Most (73.2%) LOs become less involved in activities that are important to them while they are grappling with the addiction in their lives. These activities can include a variety of things, from physical activity to crafting. This reduction in activities is often directly correlated with the time a LO is spending on issues related to their PAR’s struggles with alcohol and other drugs. Lack of rest and the increased mental or emotional struggles LOs often face as they are caring for their PAR could also be factors. There are many ways peer coaches work with members who are struggling with this metric. First, coaches remind LOs of the relief these activities provide. They offer a break from the chaos many LOs find themselves in. After three months of coaching, 81.2% of members are actively reengaging in these activities.
Many (72.3%) LOs report their relationship with their PAR can make it difficult to make healthy decisions. A chaotic and stressful environment is a barrier to seeking help and/or making positive changes in general health. Peer coaches help the LO understand the need for boundaries and using positive communication strategies, in addition to the importance of taking care of themselves. After 30 days of coaching, 75.0% of LO members are more focused on making healthy decisions.

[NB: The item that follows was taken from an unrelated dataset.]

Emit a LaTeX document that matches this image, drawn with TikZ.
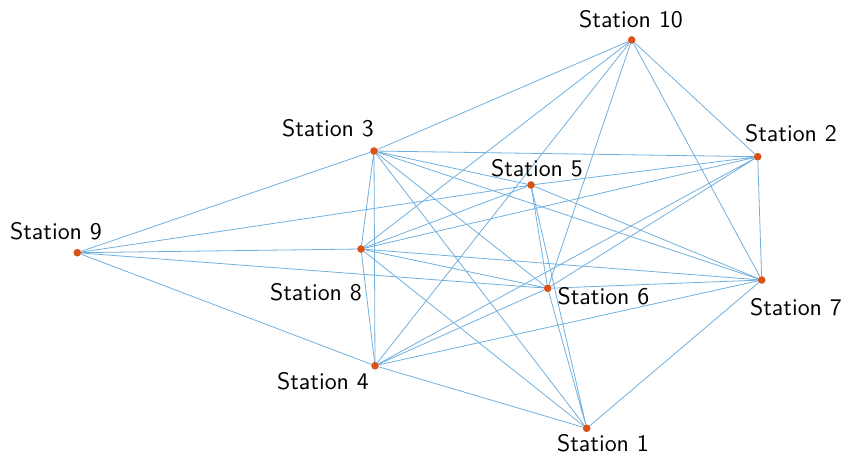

Almost half (48.7%) of our LO members are living with their PAR; 71.4% of those are stressed about their living situation. This living situation may be necessary because of the age and/or relationship of the person who is struggling, and therefore is not easily adjusted. Lacking that safe haven for rest and comfort can be significantly detrimental to a person’s wellbeing, which is why our peer coaches work with the LO to address these concerns. Peer coaches help LOs implement boundaries in these situations. They may even help identify community-based resources that can help to improve their living situation if appropriate. After 30 days of peer coaching, 75.0% were less stressed about this.
Satisfaction with life can directly impact a person’s overall wellbeing, including their physical and emotional health. Healthy relationships with those we’re closest to is often directly correlated with greater life satisfaction. Most of our LOs are in close, previously healthy, relationships with the person who is struggling. For 51.5% of LO members, the person struggling is their child; for 35.4%, the PAR is a spouse or significant other. There are long histories of love and support with these individuals. The decline of those healthy relationships, due in part to alcohol and other drugs, can be very damaging to LOs’ level of satisfaction with their lives. At intake, 68.8% are not satisfied with their lives. After four months of coaching, 70.0% of LOs are more satisfied.
LO members typically consist of 25% to 30% of FIT’s overall coaching membership at any given time. Supporting someone who is actively struggling with alcohol and other drugs can lead to trauma, poor health and compassion fatigue. FIT’s LO peer coaching model focuses on helping members establish boundaries, reduce conflict, problem solve challenges, improve communication and strengthen their own wellbeing. Self-care is just one of the many areas in which our LO members see positive change after participating in coaching for at least 30 days. Here's a LO testimonial from our satisfaction survey:
“I had a great experience at Face It TOGETHER. I learned a lot and how to overcome my anxiety over my family member’s addiction. It was nice to be able to talk to someone about the issues I faced... and be able to move forward in my life. My whole world focused around addiction and feeling helpless, and now I know I have to take care of myself.”
This knowledge discovery process provides valuable information for Face It TOGETHER. We use insights like those highlighted here to continually improve our peer coaching program, including the identification of training needs for coaches and additional programming for members. Our goal is to set members up for success in their wellness in whatever ways are most important to them.